Task prompt = Every line of the material is to be quoted verbatim, minus the pictures.

Exercise data =

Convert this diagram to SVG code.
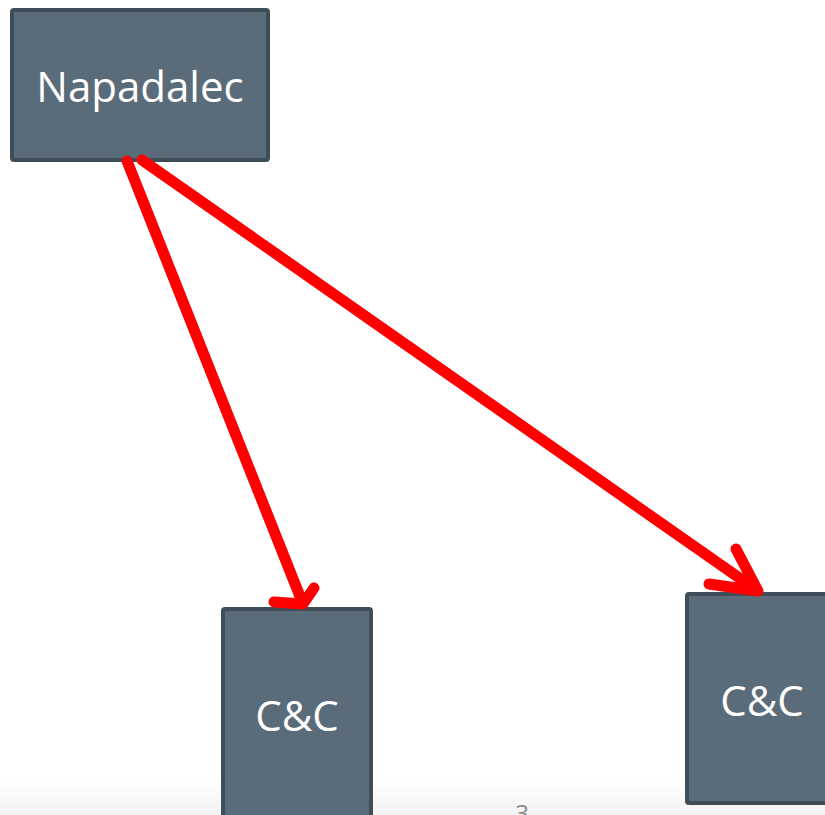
<svg xmlns="http://www.w3.org/2000/svg" width="825" height="815" viewBox="0 0 825 815">
  <defs>
    <linearGradient id="footer" x1="0" y1="0" x2="0" y2="1">
      <stop offset="0" stop-color="#ffffff"/>
      <stop offset="1" stop-color="#f2f2f2"/>
    </linearGradient>
    <style>
      .box { fill: #5a6b7a; stroke: #3e4d58; stroke-width: 4; }
      .label { fill: #ffffff; font-family: "Open Sans", "Liberation Sans", sans-serif; font-size: 42px; text-anchor: middle; }
      .edge { fill: none; stroke: #ff0000; stroke-width: 11; stroke-linecap: round; stroke-linejoin: round; }
      .page { fill: #8a8a8a; font-family: "Open Sans", "Liberation Sans", sans-serif; font-size: 24px; text-anchor: middle; }
    </style>
  </defs>
  <rect width="825" height="815" fill="#ffffff"/>
  <rect x="0" y="780" width="825" height="35" fill="url(#footer)"/>
  <text class="page" x="522" y="822">3</text>

  <g id="node-napadalec">
    <rect class="box" x="12" y="10" width="256" height="150" rx="2"/>
    <text class="label" x="140" y="102">Napadalec</text>
  </g>
  <g id="node-cc-1">
    <rect class="box" x="223" y="609" width="148" height="220" rx="2"/>
    <text class="label" x="297" y="731">C&amp;C</text>
  </g>
  <g id="node-cc-2">
    <rect class="box" x="687" y="594" width="150" height="209" rx="2"/>
    <text class="label" x="762" y="716">C&amp;C</text>
  </g>

  <g id="connectors">
    <path class="edge" d="M127,161 L303,604 M274,602 L303,604 L314,588"/>
    <path class="edge" d="M142,160 L758,591 M709,584 L758,591 L736,549"/>
  </g>
</svg>
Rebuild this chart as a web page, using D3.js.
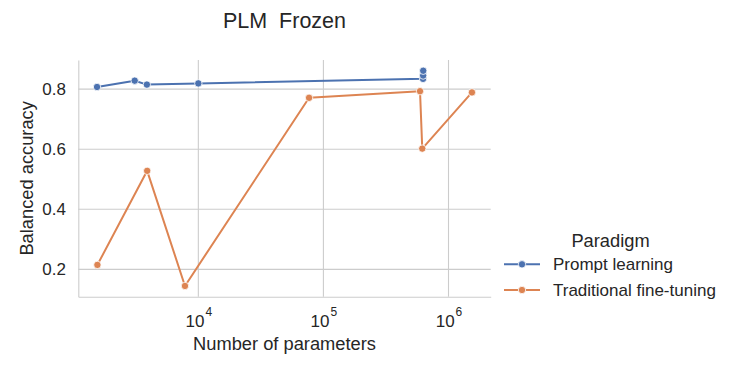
<!DOCTYPE html>
<html>
<head>
<meta charset="utf-8">
<script src="https://cdn.jsdelivr.net/npm/d3@7"></script>
<style>
  body { margin: 0; background: #fff; }
  svg { display: block; font-family: "Liberation Sans", Arial, sans-serif; }
</style>
</head>
<body>
<svg id="chart" width="747" height="374"></svg>
<script>
// ---- data ----
const seriesNames = ["Prompt learning", "Traditional fine-tuning"];
const promptX = [1550, 3100, 3880, 10000, 626000, 627000, 628000];
const promptY = [0.807, 0.828, 0.815, 0.819, 0.834, 0.845, 0.861];
const tradX = [1560, 3900, 7820, 76800, 592000, 617000, 1540000];
const tradY = [0.215, 0.528, 0.145, 0.771, 0.793, 0.602, 0.789];
const xTicks = [1e4, 1e5, 1e6];
const yTicks = [0.2, 0.4, 0.6, 0.8];
const colors = ["#4c72b0", "#dd8452"];
const titleText = "PLM  Frozen";
const xLabel = "Number of parameters";
const yLabel = "Balanced accuracy";
const legendTitle = "Paradigm";

const series = [
  { name: seriesNames[0], pts: promptX.map((x, i) => ({ x, y: promptY[i] })), color: colors[0] },
  { name: seriesNames[1], pts: tradX.map((x, i) => ({ x, y: tradY[i] })), color: colors[1] }
];

const svg = d3.select("#chart");
const L = 78.3, R = 490.7, T = 60, B = 296.7;

const allX = promptX.concat(tradX).map(Math.log10);
const allY = promptY.concat(tradY);
const lx0 = d3.min(allX), lx1 = d3.max(allX), px = (lx1 - lx0) * 0.05;
const y0 = d3.min(allY), y1 = d3.max(allY), py = (y1 - y0) * 0.05;

const x = d3.scaleLog().domain([Math.pow(10, lx0 - px), Math.pow(10, lx1 + px)]).range([L, R]);
const y = d3.scaleLinear().domain([y0 - py, y1 + py]).range([B, T]);

// grid
const grid = svg.append("g");
grid.selectAll(".gx").data(xTicks).join("line")
  .attr("x1", d => x(d)).attr("x2", d => x(d)).attr("y1", T).attr("y2", B)
  .attr("stroke", "#cccccc").attr("stroke-width", 1.1);
grid.selectAll(".gy").data(yTicks).join("line")
  .attr("x1", L).attr("x2", R).attr("y1", d => y(d)).attr("y2", d => y(d))
  .attr("stroke", "#cccccc").attr("stroke-width", 1.1);

// axes
const yAxis = svg.append("g").attr("transform", `translate(${L},0)`)
  .call(d3.axisLeft(y).tickValues(yTicks).tickFormat(d3.format(".1f")).tickSize(0).tickPadding(12.3));
yAxis.select(".domain").attr("stroke", "#cccccc").attr("stroke-width", 1.1);
yAxis.selectAll("text").attr("font-size", 17).attr("fill", "#262626").attr("font-family", "Liberation Sans, Arial, sans-serif");

const xAxis = svg.append("g").attr("transform", `translate(0,${B})`)
  .call(d3.axisBottom(x).tickValues(xTicks).tickFormat(() => "").tickSize(0));
xAxis.select(".domain").attr("stroke", "#cccccc").attr("stroke-width", 1.1);
xAxis.selectAll(".tick text").each(function (d) {
  const t = d3.select(this).attr("dy", null).attr("y", 30.6)
    .attr("font-size", 17).attr("fill", "#262626").attr("font-family", "Liberation Sans, Arial, sans-serif")
    .attr("text-anchor", "middle");
  t.text(null);
  t.append("tspan").text("10");
  t.append("tspan").attr("dx", 1).attr("dy", -11).attr("font-size", 12).text(String(Math.round(Math.log10(d))));
});

// lines and markers
const line = d3.line().x(d => x(d.x)).y(d => y(d.y));
series.forEach(s => {
  svg.append("path").datum(s.pts).attr("d", line)
    .attr("fill", "none").attr("stroke", s.color).attr("stroke-width", 2)
    .attr("stroke-linejoin", "round").attr("stroke-linecap", "round");
});
series.forEach(s => {
  svg.append("g").selectAll("circle").data(s.pts).join("circle")
    .attr("cx", d => x(d.x)).attr("cy", d => y(d.y)).attr("r", 3.7)
    .attr("fill", s.color).attr("stroke", "#fff").attr("stroke-width", 0.8);
});

// title and labels
svg.append("text").attr("x", (L + R) / 2).attr("y", 28).attr("text-anchor", "middle")
  .attr("font-size", 21.5).attr("fill", "#262626").style("white-space", "pre").text(titleText);
svg.append("text").attr("x", (L + R) / 2).attr("y", 350).attr("text-anchor", "middle")
  .attr("font-size", 18.3).attr("fill", "#262626").text(xLabel);
svg.append("text").attr("transform", `translate(33,${(T + B) / 2}) rotate(-90)`).attr("text-anchor", "middle")
  .attr("font-size", 18.3).attr("fill", "#262626").text(yLabel);

// legend
const lg = svg.append("g");
lg.append("text").attr("x", 610.5).attr("y", 246.7).attr("text-anchor", "middle")
  .attr("font-size", 18.3).attr("fill", "#262626").text(legendTitle);
const legY = [264.3, 290];
series.forEach((s, i) => {
  lg.append("line").attr("x1", 504).attr("x2", 540).attr("y1", legY[i]).attr("y2", legY[i])
    .attr("stroke", s.color).attr("stroke-width", 2);
  lg.append("circle").attr("cx", 522).attr("cy", legY[i]).attr("r", 3.7)
    .attr("fill", s.color).attr("stroke", "#fff").attr("stroke-width", 0.8);
  lg.append("text").attr("x", 553).attr("y", legY[i]).attr("dy", "0.35em")
    .attr("font-size", 17).attr("fill", "#262626").text(s.name);
});
</script>
</body>
</html>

Response =
Convert this diagram to SVG code.
<svg xmlns="http://www.w3.org/2000/svg" width="825" height="815" viewBox="0 0 825 815">
  <defs>
    <linearGradient id="footer" x1="0" y1="0" x2="0" y2="1">
      <stop offset="0" stop-color="#ffffff"/>
      <stop offset="1" stop-color="#f2f2f2"/>
    </linearGradient>
    <style>
      .box { fill: #5a6b7a; stroke: #3e4d58; stroke-width: 4; }
      .label { fill: #ffffff; font-family: "Open Sans", "Liberation Sans", sans-serif; font-size: 42px; text-anchor: middle; }
      .edge { fill: none; stroke: #ff0000; stroke-width: 11; stroke-linecap: round; stroke-linejoin: round; }
      .page { fill: #8a8a8a; font-family: "Open Sans", "Liberation Sans", sans-serif; font-size: 24px; text-anchor: middle; }
    </style>
  </defs>
  <rect width="825" height="815" fill="#ffffff"/>
  <rect x="0" y="780" width="825" height="35" fill="url(#footer)"/>
  <text class="page" x="522" y="822">3</text>

  <g id="node-napadalec">
    <rect class="box" x="12" y="10" width="256" height="150" rx="2"/>
    <text class="label" x="140" y="102">Napadalec</text>
  </g>
  <g id="node-cc-1">
    <rect class="box" x="223" y="609" width="148" height="220" rx="2"/>
    <text class="label" x="297" y="731">C&amp;C</text>
  </g>
  <g id="node-cc-2">
    <rect class="box" x="687" y="594" width="150" height="209" rx="2"/>
    <text class="label" x="762" y="716">C&amp;C</text>
  </g>

  <g id="connectors">
    <path class="edge" d="M127,161 L303,604 M274,602 L303,604 L314,588"/>
    <path class="edge" d="M142,160 L758,591 M709,584 L758,591 L736,549"/>
  </g>
</svg>
Rebuild this chart as a web page, using D3.js.
<!DOCTYPE html>
<html>
<head>
<meta charset="utf-8">
<script src="https://cdn.jsdelivr.net/npm/d3@7"></script>
<style>
  body { margin: 0; background: #fff; }
  svg { display: block; font-family: "Liberation Sans", Arial, sans-serif; }
</style>
</head>
<body>
<svg id="chart" width="747" height="374"></svg>
<script>
// ---- data ----
const seriesNames = ["Prompt learning", "Traditional fine-tuning"];
const promptX = [1550, 3100, 3880, 10000, 626000, 627000, 628000];
const promptY = [0.807, 0.828, 0.815, 0.819, 0.834, 0.845, 0.861];
const tradX = [1560, 3900, 7820, 76800, 592000, 617000, 1540000];
const tradY = [0.215, 0.528, 0.145, 0.771, 0.793, 0.602, 0.789];
const xTicks = [1e4, 1e5, 1e6];
const yTicks = [0.2, 0.4, 0.6, 0.8];
const colors = ["#4c72b0", "#dd8452"];
const titleText = "PLM  Frozen";
const xLabel = "Number of parameters";
const yLabel = "Balanced accuracy";
const legendTitle = "Paradigm";

const series = [
  { name: seriesNames[0], pts: promptX.map((x, i) => ({ x, y: promptY[i] })), color: colors[0] },
  { name: seriesNames[1], pts: tradX.map((x, i) => ({ x, y: tradY[i] })), color: colors[1] }
];

const svg = d3.select("#chart");
const L = 78.3, R = 490.7, T = 60, B = 296.7;

const allX = promptX.concat(tradX).map(Math.log10);
const allY = promptY.concat(tradY);
const lx0 = d3.min(allX), lx1 = d3.max(allX), px = (lx1 - lx0) * 0.05;
const y0 = d3.min(allY), y1 = d3.max(allY), py = (y1 - y0) * 0.05;

const x = d3.scaleLog().domain([Math.pow(10, lx0 - px), Math.pow(10, lx1 + px)]).range([L, R]);
const y = d3.scaleLinear().domain([y0 - py, y1 + py]).range([B, T]);

// grid
const grid = svg.append("g");
grid.selectAll(".gx").data(xTicks).join("line")
  .attr("x1", d => x(d)).attr("x2", d => x(d)).attr("y1", T).attr("y2", B)
  .attr("stroke", "#cccccc").attr("stroke-width", 1.1);
grid.selectAll(".gy").data(yTicks).join("line")
  .attr("x1", L).attr("x2", R).attr("y1", d => y(d)).attr("y2", d => y(d))
  .attr("stroke", "#cccccc").attr("stroke-width", 1.1);

// axes
const yAxis = svg.append("g").attr("transform", `translate(${L},0)`)
  .call(d3.axisLeft(y).tickValues(yTicks).tickFormat(d3.format(".1f")).tickSize(0).tickPadding(12.3));
yAxis.select(".domain").attr("stroke", "#cccccc").attr("stroke-width", 1.1);
yAxis.selectAll("text").attr("font-size", 17).attr("fill", "#262626").attr("font-family", "Liberation Sans, Arial, sans-serif");

const xAxis = svg.append("g").attr("transform", `translate(0,${B})`)
  .call(d3.axisBottom(x).tickValues(xTicks).tickFormat(() => "").tickSize(0));
xAxis.select(".domain").attr("stroke", "#cccccc").attr("stroke-width", 1.1);
xAxis.selectAll(".tick text").each(function (d) {
  const t = d3.select(this).attr("dy", null).attr("y", 30.6)
    .attr("font-size", 17).attr("fill", "#262626").attr("font-family", "Liberation Sans, Arial, sans-serif")
    .attr("text-anchor", "middle");
  t.text(null);
  t.append("tspan").text("10");
  t.append("tspan").attr("dx", 1).attr("dy", -11).attr("font-size", 12).text(String(Math.round(Math.log10(d))));
});

// lines and markers
const line = d3.line().x(d => x(d.x)).y(d => y(d.y));
series.forEach(s => {
  svg.append("path").datum(s.pts).attr("d", line)
    .attr("fill", "none").attr("stroke", s.color).attr("stroke-width", 2)
    .attr("stroke-linejoin", "round").attr("stroke-linecap", "round");
});
series.forEach(s => {
  svg.append("g").selectAll("circle").data(s.pts).join("circle")
    .attr("cx", d => x(d.x)).attr("cy", d => y(d.y)).attr("r", 3.7)
    .attr("fill", s.color).attr("stroke", "#fff").attr("stroke-width", 0.8);
});

// title and labels
svg.append("text").attr("x", (L + R) / 2).attr("y", 28).attr("text-anchor", "middle")
  .attr("font-size", 21.5).attr("fill", "#262626").style("white-space", "pre").text(titleText);
svg.append("text").attr("x", (L + R) / 2).attr("y", 350).attr("text-anchor", "middle")
  .attr("font-size", 18.3).attr("fill", "#262626").text(xLabel);
svg.append("text").attr("transform", `translate(33,${(T + B) / 2}) rotate(-90)`).attr("text-anchor", "middle")
  .attr("font-size", 18.3).attr("fill", "#262626").text(yLabel);

// legend
const lg = svg.append("g");
lg.append("text").attr("x", 610.5).attr("y", 246.7).attr("text-anchor", "middle")
  .attr("font-size", 18.3).attr("fill", "#262626").text(legendTitle);
const legY = [264.3, 290];
series.forEach((s, i) => {
  lg.append("line").attr("x1", 504).attr("x2", 540).attr("y1", legY[i]).attr("y2", legY[i])
    .attr("stroke", s.color).attr("stroke-width", 2);
  lg.append("circle").attr("cx", 522).attr("cy", legY[i]).attr("r", 3.7)
    .attr("fill", s.color).attr("stroke", "#fff").attr("stroke-width", 0.8);
  lg.append("text").attr("x", 553).attr("y", legY[i]).attr("dy", "0.35em")
    .attr("font-size", 17).attr("fill", "#262626").text(s.name);
});
</script>
</body>
</html>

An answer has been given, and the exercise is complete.